Super-Earth Planet Nine Just Got Closer

 

When detectives are looking for a suspect, they often produce an identikit image of the alleged villain.  For the last few years, astrophysicists searching for the elusive Planet Nine object have produced the astronomical equivalent of an identikit.  Back in 2016, when Caltech scientists Michael E. Brown and Konstantin Batygin published their theoretical work about the proposed existence of this planet (1), their calculations led them to believe that Planet Nine (a re-branding of Planet X) was somewhere north of 600AU away, and might be a mini-Neptune like object.  At about ten Earth masses, this object might be the incomplete core of an ejected ice giant, or a massive rocky super-Earth.

Credit: ESO

 

Now, three years later - and with more data to play with from the extended scattered disk beyond the Kuiper belt - the Caltech professors, teaming up with scientists from the University of Michigan, have made a significant adjustment to this Planet Nine Identikit.  Their new work on the Planet Nine hypothesis will be published next month in Physics Reports (2).  Konstantin Batygin summarised the new properties for the missing Planet Nine in a series of tweets:

"First, an exec summary of the paper: we did thousands of new P9 simulations, and realized that P9 is smaller (m~5Mearth), closer (a~400-500AU), more circular (e~0.2) and visually brighter (V~23) than we originally thought" (3)

Image Credit: Mike Brown

 

Mike Brown recently went for a Planet X object at 400 AU that is 6 times the mass of the Earth:

"In a sophisticated comparison of solar-system observations to numerical simulations, we find a best match to be a putative Planet Nine that is approximately six times the mass of Earth, inclined with respect to the ecliptic by a little less than 20 degrees, and in a moderately eccentric orbit about 400 times as distant from the Sun as Earth." (4)
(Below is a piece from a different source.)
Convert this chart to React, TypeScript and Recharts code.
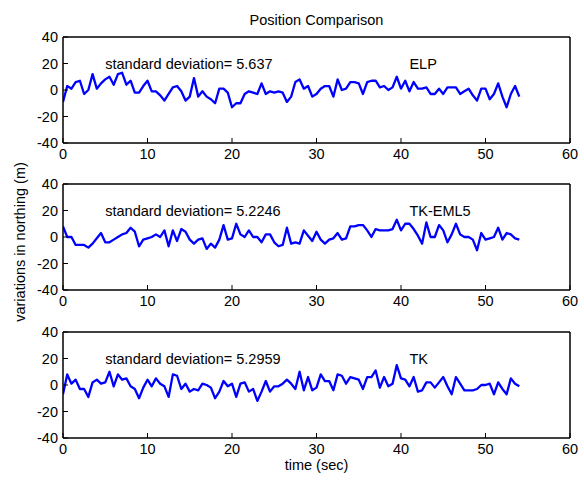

This is a slight variation on the numbers indicated in the new paper's abstract, particularly regarding the planet's range of distance and eccentricity:

"This newly outlined dynamical architecture of the distant solar system points to the existence of a new planet with mass of m ∼ 5 − 10 M⊕, residing on a moderately inclined orbit (i ~15− 25 deg) with semi-major axis a ~ 400 − 800 AU and eccentricity between e ~ 0.2 − 0.5" (2)

The 'Physics Reports' paper itself provides a broad and detailed review of the history of Planet X, not dissimilar in scope to my own recently published book 'Darker Stars' (5).  The astrophysics paper also presents the dynamical modelling that has led to the Planet Nine hypothesis, considerably updated from the previous work from 2016.  The object is smaller, nearer and, possibly, brighter than previously thought.  Planet Nine now more closely fits the preceding ideas presented by Trujillo and Sheppard about Planet X in 2014 (6).

This object is now thought to be much more like a super-Earth than a mini-Neptune, rather closer, dare I say, to the mythical 'Nibiru' object described by the late Zecharia Sitchin (7).  The main difference lies in the planet's orbital properties: Planet Nine's orbital period is much greater than 'Nibiru', whose eccentric orbit is believed to bring it into the planetary zone of the solar system at perihelion.  No such excitement associated with Planet Nine, whose orbital path remains well clear of any other planet. 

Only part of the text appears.